Recently he sent me our grandmother's book Before the Dawn of Dinosaurs. (We think she probably used it to teach her junior high kids in the Wellston School District. And if my cousin were here, he'd most likely crack wise and say she was teaching in the classroom just minutes after the last Triceratops beat feet out of St. Louis. I wouldn't say that, of course. She was sensitive about her age.)
His further excavations yielded this:
A collection of silver plate that probably belonged to our family. The servers on the right were rumored to come from Germany, the natal home of 98 percent of both sides of my tree. (I'm thinking our grandmother picked them up when she sailed there to "close the estate" of her father, who had died when she was very young and living in Mexico. In writing that, I realize we are more complicated, geographically speaking, than I first realized. I'll stop with the genealogy before I lose too many of you.)
The serving fork is my favorite:
I like a grape cluster when dishing up sole meunière. It's pretty and completely over the top.

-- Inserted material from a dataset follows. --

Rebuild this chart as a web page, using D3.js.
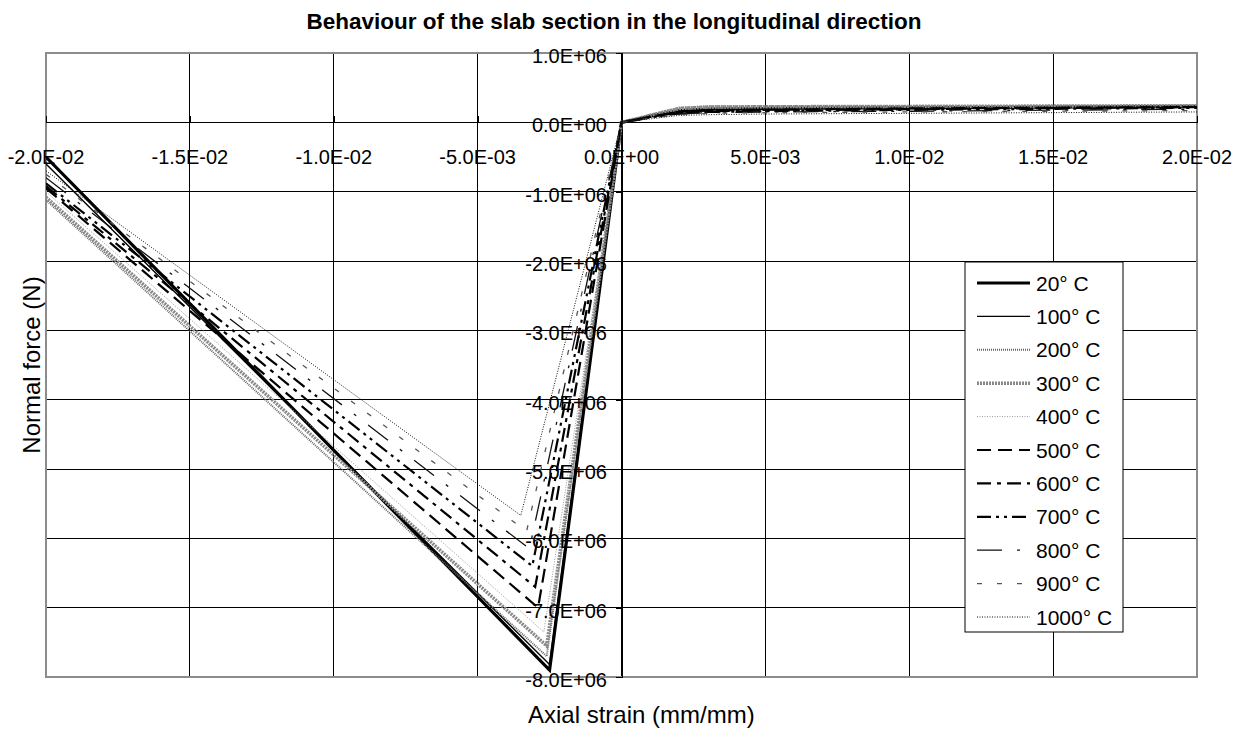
<!DOCTYPE html>
<html>
<head>
<meta charset="utf-8">
<script src="https://cdn.jsdelivr.net/npm/d3@7"></script>
<style>
  html, body { margin: 0; padding: 0; background: #fff; }
  text { font-family: "Liberation Sans", Arial, sans-serif; fill: #000; }
</style>
</head>
<body>
<svg id="chart" width="1245" height="729"></svg>
<script>
// Series: slab section axial response at each temperature
const temperatures = [20, 100, 200, 300, 400, 500, 600, 700, 800, 900, 1000];
const seriesLabels = ["20° C", "100° C", "200° C", "300° C", "400° C", "500° C",
                      "600° C", "700° C", "800° C", "900° C", "1000° C"];

// Compression branch: start of the curve, peak, and origin
const startStrain = -0.02;
const startForce = [-0.50e6, -0.60e6, -1.12e6, -1.08e6, -1.00e6, -0.95e6,
                    -0.92e6, -0.88e6, -0.80e6, -0.75e6, -0.70e6];
const peakStrain = [-0.0025, -0.0025, -0.0026, -0.0026, -0.0027, -0.0029,
                    -0.0030, -0.0031, -0.0032, -0.0033, -0.0035];
const peakForce = [-7.90e6, -7.82e6, -7.70e6, -7.55e6, -7.35e6, -7.00e6,
                   -6.70e6, -6.40e6, -6.15e6, -5.90e6, -5.67e6];

// Tension branch
const tensionStrain = [0.0005, 0.001, 0.002, 0.003, 0.005, 0.01, 0.02];
const tensionForce = [
  [0.04e6, 0.09e6, 0.17e6, 0.19e6, 0.20e6, 0.21e6, 0.23e6],
  [0.04e6, 0.09e6, 0.17e6, 0.19e6, 0.20e6, 0.21e6, 0.22e6],
  [0.05e6, 0.11e6, 0.21e6, 0.23e6, 0.235e6, 0.235e6, 0.24e6],
  [0.05e6, 0.10e6, 0.20e6, 0.22e6, 0.225e6, 0.23e6, 0.24e6],
  [0.04e6, 0.09e6, 0.18e6, 0.20e6, 0.21e6, 0.21e6, 0.22e6],
  [0.04e6, 0.08e6, 0.15e6, 0.17e6, 0.18e6, 0.20e6, 0.22e6],
  [0.04e6, 0.08e6, 0.14e6, 0.16e6, 0.17e6, 0.19e6, 0.22e6],
  [0.03e6, 0.07e6, 0.13e6, 0.15e6, 0.16e6, 0.18e6, 0.21e6],
  [0.03e6, 0.06e6, 0.12e6, 0.14e6, 0.15e6, 0.16e6, 0.19e6],
  [0.03e6, 0.06e6, 0.11e6, 0.13e6, 0.14e6, 0.15e6, 0.17e6],
  [0.03e6, 0.05e6, 0.10e6, 0.11e6, 0.12e6, 0.13e6, 0.15e6]
];

// Axis ticks
const xTicks = [-0.02, -0.015, -0.01, -0.005, 0, 0.005, 0.01, 0.015, 0.02];
const xTickLabels = ["-2.0E-02", "-1.5E-02", "-1.0E-02", "-5.0E-03", "0.0E+00",
                     "5.0E-03", "1.0E-02", "1.5E-02", "2.0E-02"];
const yTicks = [1e6, 0, -1e6, -2e6, -3e6, -4e6, -5e6, -6e6, -7e6, -8e6];
const yTickLabels = ["1.0E+06", "0.0E+00", "-1.0E+06", "-2.0E+06", "-3.0E+06",
                     "-4.0E+06", "-5.0E+06", "-6.0E+06", "-7.0E+06", "-8.0E+06"];

// Line styles per temperature
const styles = [
  { stroke: "#000", width: 3.2, dash: null },
  { stroke: "#000", width: 1.4, dash: null },
  { stroke: "#666", width: 2, dash: "1,1" },
  { stroke: "#888", width: 3.5, dash: "2,1" },
  { stroke: "#999", width: 1, dash: "1,1.5" },
  { stroke: "#000", width: 2.2, dash: "14,7" },
  { stroke: "#000", width: 2.2, dash: "14,6,4,6" },
  { stroke: "#000", width: 2.2, dash: "14,5,3,5,3,5" },
  { stroke: "#111", width: 1.3, dash: "25,15,3,15" },
  { stroke: "#555", width: 1.3, dash: "5,15" },
  { stroke: "#111", width: 1, dash: "1,1.5" }
];

const svg = d3.select("#chart");
const plot = { left: 46, right: 1197, top: 53, bottom: 677 };

const x = d3.scaleLinear().domain([-0.02, 0.02]).range([plot.left, plot.right]);
const y = d3.scaleLinear().domain([-8e6, 1e6]).range([plot.bottom, plot.top]);

svg.append("rect").attr("width", 1245).attr("height", 729).attr("fill", "#fff");

// Gridlines
const grid = svg.append("g");
grid.selectAll("line.v").data(xTicks).join("line")
  .attr("x1", d => x(d)).attr("x2", d => x(d))
  .attr("y1", plot.top).attr("y2", plot.bottom)
  .attr("stroke", "#000").attr("stroke-width", 1).attr("shape-rendering", "crispEdges");
grid.selectAll("line.h").data(yTicks).join("line")
  .attr("x1", plot.left).attr("x2", plot.right)
  .attr("y1", d => y(d)).attr("y2", d => y(d))
  .attr("stroke", "#000").attr("stroke-width", 1).attr("shape-rendering", "crispEdges");

// Plot frame
svg.append("rect")
  .attr("x", plot.left).attr("y", plot.top)
  .attr("width", plot.right - plot.left).attr("height", plot.bottom - plot.top)
  .attr("fill", "none").attr("stroke", "#8c8c8c").attr("stroke-width", 2);

// Axes crossing at the origin
const xAxis = d3.axisTop(x).tickValues(xTicks).tickSize(6).tickFormat("");
const yAxis = d3.axisLeft(y).tickValues(yTicks).tickSize(6).tickFormat("");
svg.append("g").attr("transform", `translate(0,${y(0)})`).call(xAxis)
  .call(g => g.selectAll("path,line").attr("stroke", "#000").attr("shape-rendering", "crispEdges"));
svg.append("g").attr("transform", `translate(${x(0)},0)`).call(yAxis)
  .call(g => g.selectAll("path,line").attr("stroke", "#000").attr("shape-rendering", "crispEdges"));

// Curves
svg.append("clipPath").attr("id", "plot-clip").append("rect")
  .attr("x", plot.left).attr("y", plot.top)
  .attr("width", plot.right - plot.left).attr("height", plot.bottom - plot.top);

const line = d3.line().x(d => x(d[0])).y(d => y(d[1]));
const curves = temperatures.map((t, i) => {
  const pts = [[startStrain, startForce[i]], [peakStrain[i], peakForce[i]], [0, 0]];
  tensionStrain.forEach((s, j) => pts.push([s, tensionForce[i][j]]));
  return pts;
});

const curveGroup = svg.append("g").attr("clip-path", "url(#plot-clip)");
curves.forEach((pts, i) => {
  const st = styles[i];
  curveGroup.append("path")
    .attr("d", line(pts))
    .attr("fill", "none")
    .attr("stroke", st.stroke)
    .attr("stroke-width", st.width)
    .attr("stroke-dasharray", st.dash)
    .attr("stroke-linejoin", "miter");
});

// Tick labels
svg.append("g").selectAll("text").data(xTicks).join("text")
  .attr("x", d => x(d)).attr("y", 164)
  .attr("text-anchor", "middle").attr("font-size", 20)
  .text((d, i) => xTickLabels[i]);
svg.append("g").selectAll("text").data(yTicks).join("text")
  .attr("x", 607).attr("y", d => y(d) + 10)
  .attr("text-anchor", "end").attr("font-size", 20)
  .text((d, i) => yTickLabels[i]);

// Titles
svg.append("text").attr("x", 614).attr("y", 29)
  .attr("text-anchor", "middle").attr("font-size", 22.5).attr("font-weight", "bold")
  .text("Behaviour of the slab section in the longitudinal direction");
svg.append("text").attr("x", 528).attr("y", 723)
  .attr("text-anchor", "start").attr("font-size", 24)
  .text("Axial strain (mm/mm)");
svg.append("text")
  .attr("transform", `translate(40,${(plot.top + plot.bottom) / 2}) rotate(-90)`)
  .attr("text-anchor", "middle").attr("font-size", 24)
  .text("Normal force (N)");

// Legend
const legend = svg.append("g");
legend.append("rect")
  .attr("x", 965).attr("y", 262).attr("width", 158).attr("height", 370)
  .attr("fill", "#fff").attr("stroke", "#000").attr("stroke-width", 1);
const rowH = 33.4;
temperatures.forEach((t, i) => {
  const cy = 283 + i * rowH;
  const st = styles[i];
  legend.append("line")
    .attr("x1", 977).attr("x2", 1030).attr("y1", cy).attr("y2", cy)
    .attr("stroke", st.stroke).attr("stroke-width", st.width)
    .attr("stroke-dasharray", st.dash);
  legend.append("text")
    .attr("x", 1036).attr("y", cy + 7.5)
    .attr("font-size", 21)
    .text(seriesLabels[i]);
});
</script>
</body>
</html>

The only other pieces that match this one are seafood forks. No spoons or knives, leading me to believe that silver, like land and hearts, is something to be broken up and passed on to family and friends. (Or tossed inadvertently down the incinerator chute in one's New York apartment.)
I've been a bit too busy to polish up the collection to see it in its most extravagant form. When I do, we'll have a show and no tell.
Until then, thanks to John for sharing these treasures. It means a lot. Thank you.